In the Tulbagh valley between Cape Town and our destination, rich farmland around the Touwsriver provides irrigation for abundant grape harvests for fresh eating and wine and orchards with deciduous fruits in Ceres.  But past the river valley the ecology changes to harsh and dry desert

A French family privately purchased the reserve land and now operates a safari lodge on its extensive grounds in order to fund conservation efforts, provide local employment for native people in a rural area, and rehabilitate lions and cheetahs.  Because people in rural areas are far more interested in moving to urban areas—and government authorities in the latter must fund housing and city services for those new residents—there is now far less money for conservation agencies in rural areas.  Thus, many parks and reserves have had to become ever more enterprising in order to survive.  Inverdoorn is an impressive project to welcome paying travelers and protect wildlife while conserving the environment.

[The giraffe above is pleasantly pregnant.  The springbok at left is a tough one to catch before they bound away.]

For those of us on this day trip, it is a chance to do a mini-safari without the time and cost of the three-day and four-day safaris that many of our fellow shipmates have undertaken to much more remote locations.  The reserve is in the immense Karoo desert and the vistas are stunning.  We bounce around in modified land rovers peering closely in a landscape that does a pretty good job of providing camouflage for most of the animals we seek.  We do a good job—finding all of them except for the rhinoceros.  Although we find his tracks and his scat, he still succeeds in eluding us.

All afternoon we drive and then stop to take pictures when we sight them:  giraffe, zebra, waterbuck, oryx, springbok, hippopotamus (only the nose and top of his head peeks out of the water), korhaan, kudu, impala, eland, lion, ostrich and cheetah.  We spot birds, too:  white necked raven, cattle egret and Cape spurfowl.

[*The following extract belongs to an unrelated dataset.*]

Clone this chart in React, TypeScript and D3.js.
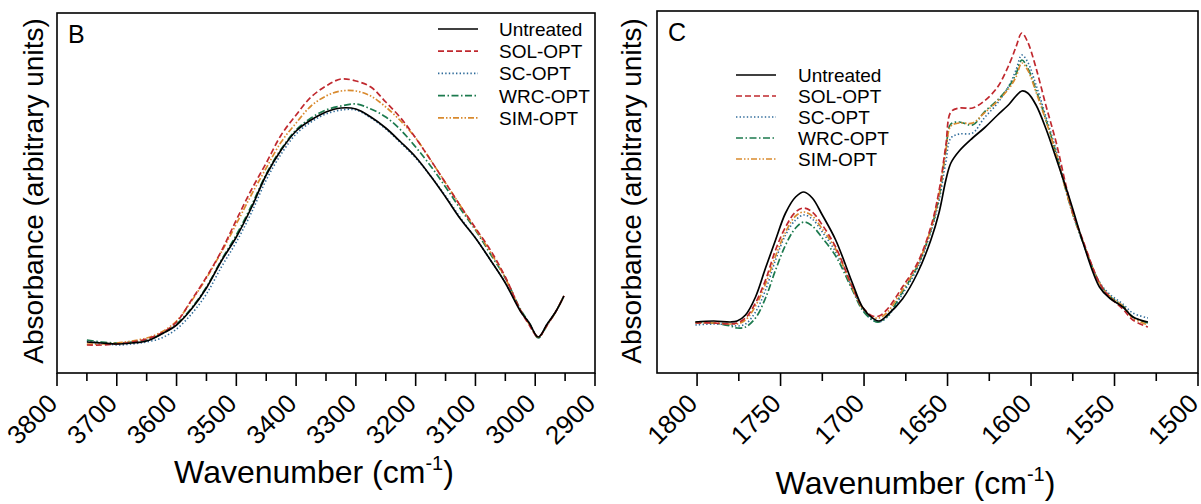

Coming back into Cape Town we run into both returning Easter holiday and Jazz Festival traffic and there are three knotty jams, one of them in that very, very long tunnel through the mountains that we previously traveled quickly through on the way out of town.  By the time we get back to the ship the winds near the harbor are so strong that we can barely walk from the bus and the temperature is dropping.  We cannot complain.  We have had fantastic weather our entire stay.